MANILA, Oct 15 (Reuters) Philippine President Gloria Macapagal Arroyo revived plans today to change the constitution, but for the first time said any change could come only after she leaves office in 2010.
Talk of changing the constitution died down late last year after the powerful Catholic church opposed attempts to hold a referendum on the issue. Many viewed the move as an attempt by Arroyo to stay in office beyond 2010, when her constitutionally mandated term of office ends.
Addressing a forum in Manila, Arroyo said she has formed a government panel to draft plans for the establishment of a federal form of government in 2012.
''We are hereby forming a panel to draft a roadmap to federalism by 2012,'' Arroyo said, adding the measure would also help address the issue of insurgency in the southern Philippines.
She said the measures would eventually result in changes to the 1987 constitution.
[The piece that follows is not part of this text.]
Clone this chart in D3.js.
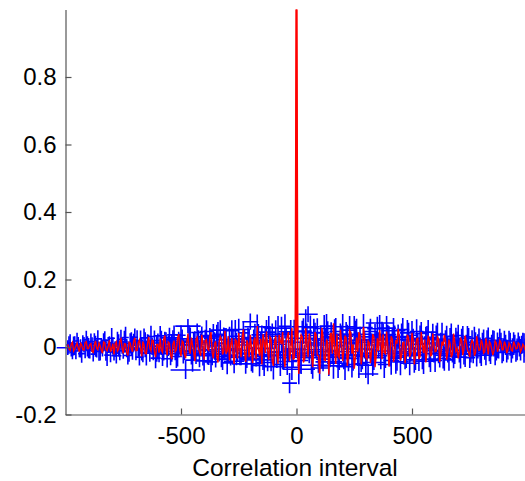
<!DOCTYPE html>
<html><head><meta charset="utf-8">
<script src="https://cdn.jsdelivr.net/npm/d3@7"></script>
<style>html,body{margin:0;background:#fff}svg{display:block}</style>
</head><body><div id="c"></div>
<script>
// all correlation values in thousandths; main lags run -990..-10 and 10..990 by tens
const redLeft = [
 8,-10,14,-6,12,-14,6,-9,16,-4, 10,-16,18,-8,4,-18,13,-11,20,-5,
 -22,15,-7,24,-19,9,-25,12,-14,27, -10,21,-28,6,-20,30,-12,18,-30,8,
 25,-16,34,-24,11,-36,19,-8,38,-28, 14,-33,40,-20,6,-42,29,-15,36,-38,
 22,-10,44,-34,17,-46,31,-22,48,-12, -40,26,-50,18,42,-30,52,-44,9,36,
 -48,28,62,-26,-52,14,46,-38,24,-56, 34,-50,18,44,-60,30,-42,56,-34];
const redRight = [
 -80,36,-46,56,-30,20,-60,44,-24,-80, 57,-38,22,-82,42,70,-50,-26,52,-42,
 34,-56,48,-20,-64,28,44,-52,60,-30, 18,-48,38,-60,26,50,-36,-16,46,-58,
 32,-44,20,54,-40,12,-48,36,-30,42, -52,24,-36,44,-18,-46,34,-26,40,-14,
 30,-44,16,36,-38,22,-30,40,-12,-34, 28,-24,34,-8,-30,20,-26,32,-10,22,
 -18,26,-22,10,-24,18,-14,20,-8,16, -18,12,-10,16,-6,12,-14,8,-10];
// in-between lags -985..-5 and 5..985 by tens
const redMidLeft = [
 -6,9,-12,4,-3,11,-8,13,-5,7, -13,6,-4,12,-9,15,-7,3,-14,10,
 8,-12,17,-3,10,-16,14,-5,18,-11, 13,-6,16,-19,9,-4,20,-13,7,-17,
 -10,22,-5,15,-24,8,-14,26,-9,18, -21,12,-7,28,-15,23,-3,-26,11,19,
 -6,30,-16,9,-28,14,24,-12,-20,32, 6,-18,22,-34,-8,27,-14,20,-30,-4,
 16,-36,-6,24,38,-18,-10,30,-42,12, -22,36,8,-28,16,44,-12,-36,20];
const redMidRight = [
 -20,10,30,-34,14,40,-16,-8,36,-26, -14,28,-40,12,34,-20,-6,38,-32,16,
 -10,26,-24,42,8,-30,-14,34,-18,22, -36,12,-8,30,-28,-12,24,38,-20,6,
 -16,22,-26,10,30,-24,14,-6,28,-18, 20,-10,26,-28,8,22,-12,18,-24,6,
 -12,24,-18,4,20,-14,10,-22,16,-4, -10,18,-6,14,-16,8,12,-18,6,-8,
 10,-14,4,16,-6,-10,12,-4,14,-8, 6,-9,5,-12,7,-4,8,-6,3];
const blueLeft = [
 -2,12,-16,4,18,-9,-20,7,22,-3, 16,-21,2,24,-12,-5,20,-24,8,26,
 -14,-26,5,23,-10,28,-25,11,-3,29, 19,-30,-6,27,-18,9,31,-13,-33,2,
 33,-20,14,-35,27,-4,36,-28,7,35, -13,-68,62,18,-39,5,43,-24,30,-41,
 46,-9,-44,34,-21,38,50,-36,10,-47, 22,48,-42,-6,52,-30,42,-50,14,75,
 -38,27,60,-55,18,-46,44,58,-24,-58, 37,56,-52,-14,61,-43,-107,-60,45];
const blueRight = [
 -66,-30,47,60,97,57,-54,24,43,-62, -14,55,62,-44,27,-56,46,-48,34,60,
 -58,14,50,-52,56,38,-50,-24,58,-54, -80,46,-46,20,54,71,37,-52,56,12,
 -40,48,-33,31,-44,52,-18,42,-48,35, -38,46,-25,40,-42,10,44,-36,29,-40,
 36,-19,38,-34,23,-38,32,-27,15,34, -30,26,-21,30,-32,8,26,-26,21,-20,
 18,-24,26,-14,20,-22,5,24,-16,18, -12,18,-20,10,-14,16,-8,12,-2];
const blueMidLeft = [
 6,-8,3,-12,9,-4,12,-7,2,-10, 7,10,-5,-13,4,14,-9,6,-15,3,
 -6,12,-11,5,16,-3,-14,9,13,-8, -4,15,-17,7,11,-12,2,19,-6,-16,
 12,-9,18,3,-14,22,-5,-20,10,16, -12,6,24,-18,2,-23,14,9,-26,18,
 -8,26,-20,4,30,-14,-28,12,22,-6, -24,16,32,-10,-30,6,24,-18,28,-34,
 10,-22,36,-4,-28,20,-38,14,32,-16, -26,8,38,-32,18,-12,42,-24,-6];
const blueMidRight = [
 14,-40,26,-18,34,-8,-32,42,6,-26, 20,-36,12,30,-22,-10,38,4,-30,24,
 -14,32,-34,10,-24,36,-6,20,-28,14, -18,30,-8,-32,22,6,-26,34,-12,24,
 -20,10,28,-30,4,22,-14,-26,30,-6, 18,-22,8,26,-16,-4,24,-20,12,-10,
 22,-14,6,-24,18,-8,20,-4,-18,12, -10,16,-20,6,14,-12,-16,10,2,-14,
 12,-6,14,-12,4,10,-10,-2,12,-8, 6,-10,8,-4,9,-7,2,6,-3];
const errYLeft = [
 22,26,20,28,24,21,27,23,26,30, 24,22,31,26,28,23,27,32,24,30,
 26,23,33,28,25,32,27,30,35,26, 31,25,34,28,37,27,32,26,30,38,
 29,36,31,26,30,40,28,34,38,29, 36,27,21,40,34,42,27,36,31,29,
 33,44,30,34,40,36,29,32,46,34, 38,31,36,48,32,24,34,29,44,24,
 38,42,36,32,46,40,36,34,48,38, 42,36,34,52,36,40,30,38,36];
const errYRight = [
 44,50,38,52,24,36,40,48,42,38, 50,40,36,42,46,38,40,44,36,38,
 40,52,42,38,36,46,42,50,40,38, 30,38,40,48,36,24,38,40,36,50,
 42,38,46,36,40,34,48,38,36,42, 38,36,46,34,38,50,36,38,40,34,
 36,42,34,36,40,32,38,36,42,32, 34,36,38,32,30,42,34,32,34,36,
 34,30,32,36,30,32,38,30,32,30, 34,30,27,34,30,27,32,30,27];
const errXLeft = [
 48,12,10,14,10,12,16,10,12,14, 16,12,14,18,12,16,14,12,20,14,
 18,22,14,16,24,14,18,20,16,14, 26,18,30,16,24,20,14,32,22,18,
 28,34,20,26,40,18,30,24,44,20, 36,65,55,46,32,20,26,60,22,34,
 30,42,26,56,32,24,44,36,62,26, 58,30,44,28,48,52,24,60,40,34,
 52,28,56,30,62,34,42,26,64,44, 36,58,30,66,28,42,32,34,68];
const errXRight = [
 70,44,36,60,42,30,66,32,52,38, 68,40,30,58,34,70,28,48,36,50,
 38,64,30,46,34,60,28,66,40,32, 44,30,54,26,44,60,62,28,40,46,
 34,52,24,44,36,28,58,32,42,24, 46,30,36,26,48,22,34,40,24,30,
 26,38,22,30,34,20,28,36,18,24, 30,20,26,18,24,16,28,20,14,22,
 16,22,14,18,24,14,20,12,16,18, 12,16,14,10,16,12,14,18,26];
const peakLags = [-4, 0, 4];
const peakVals = [30, 1000, 20];
const xTicks = [-500, 0, 500];
const yTicks = [-0.2, 0, 0.2, 0.4, 0.6, 0.8];
const xLabel = "Correlation interval";

const W = 525, H = 481;
const svg = d3.select("#c").append("svg").attr("width", W).attr("height", H);
const x = d3.scaleLinear().domain([-1000, 1000]).range([65.5, 527.5]);
const y = d3.scaleLinear().domain([-0.2, 1]).range([414.5, 9.5]);
const font = "'Liberation Sans', Arial, sans-serif";

const lagsL = d3.range(-990, -5, 10), lagsR = d3.range(10, 995, 10);
const midL = d3.range(-985, 0, 10), midR = d3.range(5, 990, 10);
const point = (vals, ey, ex, shift) => (l, i) => ({
  l, v: vals[i] / 1000,
  ey: ey[(i + shift) % ey.length] / 1000,
  ex: ex[(i + shift) % ex.length]
});
const blue = [
  ...midL.map(point(blueMidLeft, errYLeft, errXLeft, 1)),
  ...midR.map(point(blueMidRight, errYRight, errXRight, 1)),
  ...lagsL.map(point(blueLeft, errYLeft, errXLeft, 0)),
  ...lagsR.map(point(blueRight, errYRight, errXRight, 0))
];
const peak = peakLags.map((l,i)=>({l,v:peakVals[i]/1000}));
const red = d3.sort([
  ...lagsL.map((l,i)=>({l,v:redLeft[i]/1000})),
  ...midL.map((l,i)=>({l,v:redMidLeft[i]/1000})),
  ...peak,
  ...midR.map((l,i)=>({l,v:redMidRight[i]/1000})),
  ...lagsR.map((l,i)=>({l,v:redRight[i]/1000}))
], d => d.l);

const gB = svg.append("g").attr("stroke", "#0000ff").attr("stroke-width", 1.6).attr("fill","none");
gB.selectAll("path").data(blue).join("path")
  .attr("d", d => `M${x(d.l)},${y(d.v-d.ey)}V${y(d.v+d.ey)}M${x(d.l-d.ex)},${y(d.v)}H${x(d.l+d.ex)}`);

const line = d3.line().x(d=>x(d.l)).y(d=>y(d.v));
svg.append("path").datum(red).attr("d", line).attr("fill","none")
   .attr("stroke","#ff0000").attr("stroke-width",1.4).attr("stroke-linejoin","miter");
svg.append("path").datum(peak).attr("d", line).attr("fill","none")
   .attr("stroke","#ff0000").attr("stroke-width",2.2).attr("stroke-linejoin","bevel");

const ax = svg.append("g").attr("transform",`translate(0,414.5)`)
  .call(d3.axisBottom(x).tickValues(xTicks).tickFormat(d=>String(d)).tickSizeInner(-6).tickSizeOuter(0).tickPadding(12));
const ay = svg.append("g").attr("transform",`translate(65.5,0)`)
  .call(d3.axisLeft(y).tickValues(yTicks).tickFormat(d=>String(d)).tickSizeInner(-6).tickSizeOuter(0).tickPadding(9));
[ax,ay].forEach(g=>{
  g.selectAll("path,line").attr("stroke","#555").attr("stroke-width",1.2);
  g.selectAll("text").attr("fill","#000").style("font-family",font).style("font-size","24px");
});
svg.append("text").attr("x",295).attr("y",476).attr("text-anchor","middle")
   .style("font-family",font).style("font-size","24.5px").attr("fill","#000").text(xLabel);
</script></body></html>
In December 2006, Arroyo was forced to retreat from pushing efforts to amend the constitution and shift to a parliamentary form of government after the church threatened to mobilise street protests.
Political analysts, however, believe Arroyo's announcement to revive the issue could be an attempt to deflect attention away from bribery scandals that have hit her administration in recent weeks.
''It's more of the talk than the walk,'' said Ramon Casiple, executive director of the Institute for Political and Electoral Reforms.
Last month, Arroyo's husband was named in a kickback scandal involving a multi-million dollar broadband project and his golfing buddy -- the head of the elections commission -- quit his job.
Last week a senior official of Arroyo's political party, Kampi, was fired after he allegedly offered bribes to opposition lawmakers to support a weak impeachment complaint against her, shielding her for at least 12 months from any similar motion.
Today, a Roman Catholic priest who was elected governor of Arroyo's home province claimed to have received half about 11,365 dollars after Arroyo met lawmakers and local officials to discuss her impeachment case in Congress.
''The president was obviously trying to hit two birds with a stone on her latest pronouncement,'' Casiple told Reuters, adding she was wooing support of local officials who favoured the federal system and appeasing House of Representatives Speaker Jose de Venecia, a known supporter of constitutional change.
Relations between Arroyo and de Venecia have been strained recently because his son named Arroyo's husband in a senate inquiry into the 330 million dollars broadband deal.